I'm processing very large amounts of data, stored in a dictionary, using multiprocessing. Basically all I'm doing is loading some signatures, stored in a dictionary, building a shared dict object out of it (getting the 'proxy' object returned by Manager.dict() ) and passing this proxy as argument to the function that has to be executed in multiprocessing.

Just to clarify:

signatures = dict()
load_signatures(signatures)
[...]
manager = Manager()
signaturesProxy = manager.dict(signatures)
[...]
result = pool.map ( myfunction , [ signaturesProxy ]*NUM_CORES )

Now, everything works perfectly if signatures is less than 2 million entries or so. Anyways, I have to process a dictionary with 5.8M keys (pickling signatures in binary format generates a 4.8 GB file).

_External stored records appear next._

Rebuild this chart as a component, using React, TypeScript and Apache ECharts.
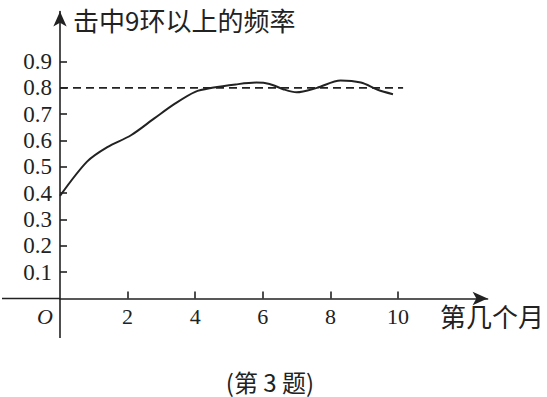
import React, { useEffect, useRef } from "react";
import * as echarts from "echarts";

const xTicks = [2, 4, 6, 8, 10];
const yTicks = [0.1, 0.2, 0.3, 0.4, 0.5, 0.6, 0.7, 0.8, 0.9];
const curveX = [0, 0.8, 1.4, 2.1, 2.8, 3.4, 4.0, 4.5, 5.2, 5.8, 6.2, 6.6, 7.0, 7.6, 8.3, 8.9, 9.4, 9.85];
const curveY = [0.39, 0.52, 0.575, 0.62, 0.685, 0.74, 0.785, 0.8, 0.813, 0.82, 0.815, 0.795, 0.783, 0.8, 0.828, 0.82, 0.793, 0.776];
const refLevel = 0.8;
const refStart = 0;
const refEnd = 10.15;
const titleY = "击中9环以上的频率";
const titleX = "第几个月";
const caption = "(第 3 题)";
const originLabel = "O";

const INK = "#222";
const SERIF = "'Liberation Serif', 'Times New Roman', serif";
const CJK = "'Noto Sans CJK SC', sans-serif";

// plot frame (pixels)
const X0 = 60;
const Y0 = 298.5;

export default function App() {
  const ref = useRef<HTMLDivElement>(null);
  useEffect(() => {
    if (!ref.current) return;
    const chart = echarts.init(ref.current, undefined, { renderer: "svg" });
    const curve = curveX.map((x, i) => [x, curveY[i]]);
    chart.setOption({
      animation: false,
      backgroundColor: "#fff",
      grid: { left: X0, top: 11.5, width: 427.6, height: Y0 - 11.5, containLabel: false, outerBoundsMode: "none" },
      xAxis: {
        type: "value",
        min: 0,
        max: 12.65,
        splitLine: { show: false },
        axisLine: {
          onZero: false,
          symbol: ["none", "arrow"],
          symbolSize: [10, 15],
          lineStyle: { color: INK, width: 1.6 },
        },
        axisTick: { show: true, inside: true, length: 7, customValues: xTicks, lineStyle: { color: INK, width: 1.6 } },
        axisLabel: {
          customValues: xTicks,
          margin: 7,
          color: INK,
          fontFamily: SERIF,
          fontSize: 22,
          formatter: (v: number) => String(v),
        },
      },
      yAxis: {
        type: "value",
        min: 0,
        max: 1.09,
        splitLine: { show: false },
        axisLine: {
          onZero: false,
          symbol: ["none", "arrow"],
          symbolSize: [10, 15],
          lineStyle: { color: INK, width: 1.6 },
        },
        axisTick: { show: true, inside: true, length: 7, customValues: yTicks, lineStyle: { color: INK, width: 1.6 } },
        axisLabel: {
          customValues: yTicks,
          margin: 8,
          color: INK,
          fontFamily: SERIF,
          fontSize: 23,
          formatter: (v: number) => v.toFixed(1),
        },
      },
      series: [
        {
          type: "line",
          data: curve,
          smooth: 0.3,
          symbol: "none",
          lineStyle: { color: INK, width: 2 },
          z: 3,
        },
        {
          type: "line",
          data: [
            [refStart, refLevel],
            [refEnd, refLevel],
          ],
          symbol: "none",
          lineStyle: { color: INK, width: 1.8, type: [8, 5] },
          z: 2,
        },
      ],
      graphic: [
        {
          type: "line",
          shape: { x1: 2, y1: Y0, x2: X0, y2: Y0 },
          style: { stroke: INK, lineWidth: 1.6 },
        },
        {
          type: "line",
          shape: { x1: X0, y1: Y0, x2: X0, y2: 338 },
          style: { stroke: INK, lineWidth: 1.6 },
        },
        {
          type: "text",
          left: 73,
          top: 6,
          style: { text: titleY, fill: INK, font: `26px ${CJK}` },
        },
        {
          type: "text",
          left: 440,
          top: 302,
          style: { text: titleX, fill: INK, font: `26px ${CJK}` },
        },
        {
          type: "text",
          x: 45,
          y: 316,
          style: { text: originLabel, fill: INK, font: `italic 22px ${SERIF}`, align: "center", verticalAlign: "middle" },
        },
        {
          type: "text",
          x: 270,
          y: 381,
          style: { text: caption, fill: INK, font: `24px ${CJK}`, align: "center", verticalAlign: "middle" },
        },
      ],
    });
    return () => chart.dispose();
  }, []);
  return (
    <div
      ref={ref}
      style={{ position: "fixed", left: 0, top: 0, width: 547, height: 397, background: "#fff" }}
    />
  );
}
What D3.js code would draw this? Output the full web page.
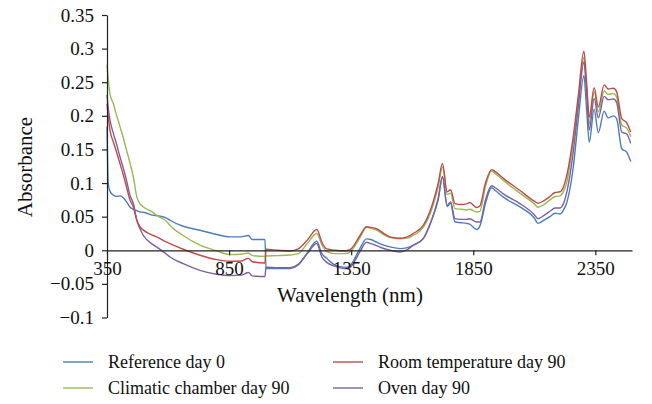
<!DOCTYPE html>
<html><head><meta charset="utf-8">
<script src="https://cdn.jsdelivr.net/npm/d3@7"></script>
<style>body{margin:0;background:#fff}svg{display:block}</style>
</head><body><svg id="c" width="652" height="404"></svg>
<script>
const wavelengths = [350,355,362,376,390,403,417,430,444,458,472,485,499,540,553,594,608,662,731,799,854,900,929,945,997,1001,1050,1100,1133,1170,1209,1230,1250,1284,1320,1339,1352,1386,1413,1430,1454,1480,1509,1550,1580,1604,1645,1679,1706,1724,1743,1757,1775,1800,1823,1835,1864,1877,1900,1925,1940,1973,2041,2100,2115,2140,2164,2185,2205,2220,2232,2259,2280,2303,2314,2325,2345,2362,2386,2402,2424,2437,2458,2478,2495];
const referenceDay0 = [0.184,0.10,0.088,0.082,0.080,0.081,0.078,0.072,0.0645,0.061,0.059,0.057,0.0566,0.052,0.0515,0.048,0.0447,0.0357,0.0298,0.0234,0.0199,0.020,0.022,0.016,0.016,-0.027,-0.027,-0.027,-0.022,-0.004,0.0134,-0.005,-0.012,-0.022,-0.025,-0.025,-0.02,0.003,0.017,0.016,0.012,0.008,0.005,0.0025,0.004,0.0074,0.0174,0.0447,0.0745,0.109,0.065,0.07,0.042,0.041,0.040,0.039,0.031,0.036,0.07,0.093,0.089,0.079,0.0645,0.048,0.040,0.045,0.05,0.055,0.054,0.06,0.07,0.122,0.194,0.26,0.21,0.161,0.21,0.175,0.207,0.197,0.2,0.196,0.151,0.146,0.132];
const roomTempDay90 = [0.218,0.2,0.179,0.161,0.145,0.129,0.112,0.094,0.075,0.0645,0.045,0.035,0.030,0.022,0.020,0.012,0.010,0.0015,-0.0074,-0.0139,-0.0164,-0.016,-0.012,-0.017,-0.019,0.0015,0.0,-0.001,0.002,0.015,0.031,0.012,0.002,0.0,-0.001,0.0,0.003,0.022,0.035,0.034,0.032,0.026,0.020,0.018,0.020,0.025,0.037,0.0645,0.099,0.129,0.087,0.09,0.0695,0.068,0.069,0.071,0.0636,0.066,0.1,0.12,0.117,0.107,0.089,0.073,0.07,0.074,0.08,0.086,0.087,0.095,0.11,0.168,0.23,0.296,0.25,0.198,0.242,0.213,0.246,0.24,0.241,0.236,0.196,0.19,0.176];
const climaticDay90 = [0.276,0.255,0.233,0.218,0.2,0.184,0.167,0.149,0.13,0.109,0.0794,0.069,0.0645,0.0556,0.052,0.043,0.037,0.022,0.0075,-0.001,-0.0064,-0.006,-0.004,-0.008,-0.009,-0.0085,-0.008,-0.007,-0.005,0.01,0.025,0.008,-0.002,-0.005,-0.005,-0.004,0.0,0.019,0.034,0.033,0.030,0.024,0.019,0.017,0.018,0.022,0.034,0.06,0.094,0.124,0.083,0.085,0.062,0.061,0.060,0.061,0.057,0.058,0.095,0.118,0.114,0.104,0.085,0.069,0.064,0.068,0.075,0.08,0.081,0.088,0.1,0.16,0.222,0.287,0.24,0.188,0.236,0.206,0.237,0.232,0.233,0.228,0.186,0.182,0.169];
const ovenDay90 = [0.231,0.212,0.194,0.174,0.157,0.139,0.122,0.104,0.082,0.0695,0.0447,0.032,0.022,0.008,0.005,-0.006,-0.01,-0.0199,-0.0298,-0.0357,-0.0377,-0.037,-0.033,-0.038,-0.039,-0.025,-0.026,-0.026,-0.021,-0.005,0.010,-0.01,-0.018,-0.024,-0.027,-0.027,-0.023,-0.002,0.012,0.010,0.007,0.003,0.0,-0.0025,0.001,0.0074,0.0174,0.0447,0.077,0.11,0.067,0.072,0.047,0.046,0.046,0.047,0.042,0.042,0.075,0.096,0.093,0.084,0.0695,0.053,0.047,0.052,0.058,0.063,0.063,0.07,0.085,0.145,0.214,0.28,0.235,0.179,0.226,0.197,0.229,0.224,0.225,0.22,0.176,0.173,0.159];
const seriesNames = ["Reference day 0","Room temperature day 90","Climatic chamber day 90","Oven day 90"];
const xTicks = [350,850,1350,1850,2350];
const yTicks = [-0.1,-0.05,0,0.05,0.1,0.15,0.2,0.25,0.3,0.35];

const colors = {"Reference day 0":"#4a7ebb","Room temperature day 90":"#be4b48","Climatic chamber day 90":"#98b954","Oven day 90":"#7d60a0"};
const seriesValues = [referenceDay0, roomTempDay90, climaticDay90, ovenDay90];
const FONT = "Liberation Serif";

const svg = d3.select("#c");
const x = d3.scaleLinear().domain([350,2500]).range([107,632]);
const y = d3.scaleLinear().domain([-0.1,0.35]).range([317.5,15]);
const fmt = v => v === 0 ? "0" : (v < 0 ? "\u2212" + String(+(-v).toFixed(2)) : String(+v.toFixed(2)));

const line = d3.line().x((d,i)=>x(wavelengths[i])).y(d=>y(d)).curve(d3.curveMonotoneX);
const order = [0,2,3,1];
order.forEach(k=>{
  svg.append("path").datum(seriesValues[k]).attr("d",line)
    .attr("fill","none").attr("stroke",colors[seriesNames[k]]).attr("stroke-width",1.4).attr("stroke-linejoin","round");
});

// Y axis
const yAxis = svg.append("g").attr("transform","translate(107,0)")
  .call(d3.axisLeft(y).tickValues(yTicks).tickFormat(fmt).tickSize(5).tickSizeOuter(0).tickPadding(8));
yAxis.select(".domain").attr("stroke","#222").attr("stroke-width",1.2);
yAxis.selectAll(".tick line").attr("stroke","#222").attr("stroke-width",1.2);
yAxis.selectAll("text").style("font-family",FONT).style("font-size","19px").attr("fill","#111");

// X axis at y=0
const xAxis = svg.append("g").attr("transform",`translate(0,${y(0)})`)
  .call(d3.axisBottom(x).tickValues(xTicks).tickFormat(d3.format("d")).tickSize(5).tickSizeOuter(0).tickPadding(6));
xAxis.select(".domain").attr("stroke","#222").attr("stroke-width",1.2);
xAxis.selectAll(".tick line").attr("stroke","#222").attr("stroke-width",1.2);
xAxis.selectAll("text").style("font-family",FONT).style("font-size","19px").attr("fill","#111");

svg.append("text").attr("x",350).attr("y",302).attr("text-anchor","middle")
  .style("font-family",FONT).style("font-size","21px").attr("fill","#111").text("Wavelength (nm)");
svg.append("text").attr("transform","translate(32,167) rotate(-90)").attr("text-anchor","middle")
  .style("font-family",FONT).style("font-size","21px").attr("fill","#111").text("Absorbance");

// Legend
const legendPos = [[63,362],[333,362],[63,388],[333,388]];
const lg = svg.append("g");
seriesNames.forEach((name,i)=>{
  const [lx,ly] = legendPos[i];
  lg.append("line").attr("x1",lx).attr("x2",lx+30).attr("y1",ly).attr("y2",ly)
    .attr("stroke",colors[name]).attr("stroke-width",1.4);
  lg.append("text").attr("x",lx+45).attr("y",ly+6).style("font-family",FONT).style("font-size","18px")
    .attr("fill","#111").text(name);
});
</script></body></html>
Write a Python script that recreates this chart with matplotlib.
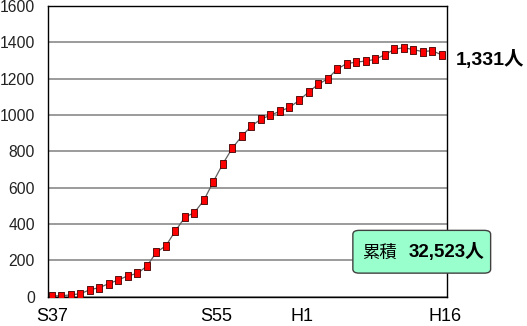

In this case, the process dies during the creation of the proxy object:

Traceback (most recent call last):
  File "matrix.py", line 617, in <module>
signaturesProxy = manager.dict(signatures)
  File "/usr/lib/python2.6/multiprocessing/managers.py", line 634, in temp
token, exp = self._create(typeid, *args, **kwds)
  File "/usr/lib/python2.6/multiprocessing/managers.py", line 534, in _create
id, exposed = dispatch(conn, None, 'create', (typeid,)+args, kwds)
  File "/usr/lib/python2.6/multiprocessing/managers.py", line 79, in dispatch
raise convert_to_error(kind, result)
multiprocessing.managers.RemoteError: 
---------------------------------------------------------------------------
Traceback (most recent call last):
  File "/usr/lib/python2.6/multiprocessing/managers.py", line 173, in handle_request
    request = c.recv()
EOFError
---------------------------------------------------------------------------

I know the data structure is huge but I'm working on a machine equipped w/ 32GB of RAM, and running top I see that the process, after loading the signatures, occupies 7GB of RAM. It then starts building the proxy object and the RAM usage goes up to ~17GB of RAM but never gets close to 32. At this point, the RAM usage starts diminishing quickly and the process terminates with the above error. So I guess this is not due to an out-of-memory error...

Any idea or suggestion?

Thank you,

Davide

If the dictionaries are read-only, you don't need proxy objects in most operating systems.

Just load the dictionaries before starting the workers, and put them somewhere they'll be reachable; the simplest place is globally to a module. They'll be readable from the workers.

from multiprocessing import Pool

buf = ""

def f(x):
    buf.find("x")
    return 0

if __name__ == '__main__':
    buf = "a" * 1024 * 1024 * 1024
    pool = Pool(processes=1)
    result = pool.apply_async(f, [10])
    print result.get(timeout=5)

This only uses 1GB of memory combined, not 1GB for each process, because any modern OS will make a copy-on-write shadow of the data created before the fork. Just remember that changes to the data won't be seen by other workers, and memory will, of course, be allocated for any data you change.

It will use some memory: the page of each object containing the reference count will be modified, so it'll be allocated. Whether this matters depends on the data.

This will work on any OS that implements ordinary forking. It won't work on Windows; its (crippled) process model requires relaunching the entire process for each worker, so it's not very good at sharing data.

Why don't you try this with a database? Databases are not limited to adressable/physical ram and are safe for multithread/process use.

In the interest of saving time and not having to debug system-level issues, maybe you could split your 5.8 million record dictionary into three sets of ~2 million each, and run the job 3 times.

I think the problem you were encountering was the dict or hash table resizing itself as it grows. Initially, the dict has a set number of buckets available. I'm not sure about Python, but I know Perl starts with 8 and then when the buckets are full, the hash is recreated by 8 more (ie. 8, 16, 32, ...).

The bucket is a landing location for the hash algorithm. The 8 slots do not mean 8 entries, it means 8 memory locations. When the new item is added, a hash is generated for that key, then its stored into that bucket.

This is where collisions come into play. The more items that are in a bucket, the slower the function will get, because items are appended sequentially due to dynamic sizing of the slot.

One problem that may occur is your keys are very similar and producing the same hash result - meaning a majority of keys are in one slot. Pre-allocating the hash buckets will help eliminate this and actually improve processing time and key management, plus it no longer needs to do all that swapping.

However, I think you are still limited to the amount of free contiguous memory and will eventually need to go to the database solution.

side note: I'm still new to Python, I know in Perl you can see hash stats by doing print %HASHNAME, it will show your distribution of bucket usage. Helps you identify collisions counts - incase you need to pre-allocate buckets. Can this be done in Python as well?

Rich